Antiquities minister proposes constitutional changes to provide protection

Nevine El-Aref , Monday 29 Jul 2013

Egypt's antiquities minister Mohamed Ibrahim suggests adding two articles to new constitution in order to protect the country's heritage

Giza plateau (archive)

Minister of State for Antiquities Mohamed Ibrahim told Ahram Online that he has proposed inserting two articles in Egypt's new constitution to protect the country's heritage.

The first article stipulates that the community, with its diverse ideological and political segments, should protect and preserve Egypt's cultural and archaeological heritage and prohibit the tampering with, mutilating, or defacing of it.

The second article, said Ibrahim, urges state authorities to wide spread cultural and archaeological awareness among Egyptians and in regional and international communities. It also proposes for stronger protection of the country's intellectual rights in the field of antiquities.

Ibrahim told Ahram Online that these additions are a must because it would protect Egypt's archaeological heritage from further abuse, especially if the country's regime changes its approach to heritage.

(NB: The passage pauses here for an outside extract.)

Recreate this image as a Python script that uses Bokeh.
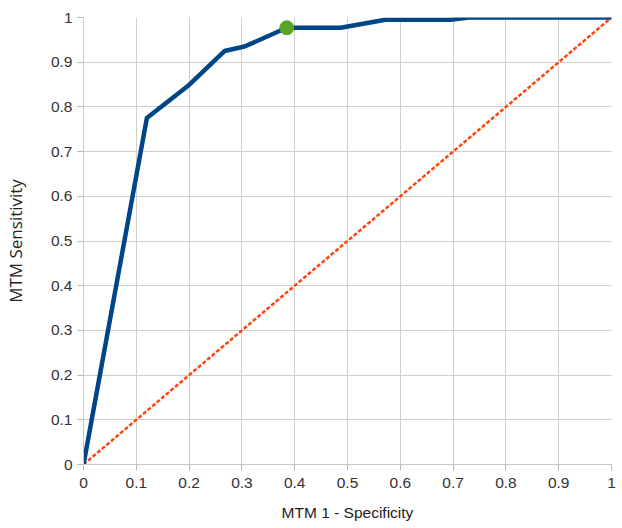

Mohamed Ramadan, director general of legal affairs at the Ministry of State of Antiquities (MSA), asserted that this addition came because the old constitution did not have any article concerning the protection of the country's cultural and archaeological heritage.

In the old constitution, Ramadan said, antiquities did not have its own article, but its protection came as part of the state's care of all rights and freedom, which does not bode well with Egypt's diverse heritage.

Both suggested articles were sent to Ali Awad, the president's advisor for constitutional affairs, and the person in charge of the Supreme Committee for Constitution Amendment.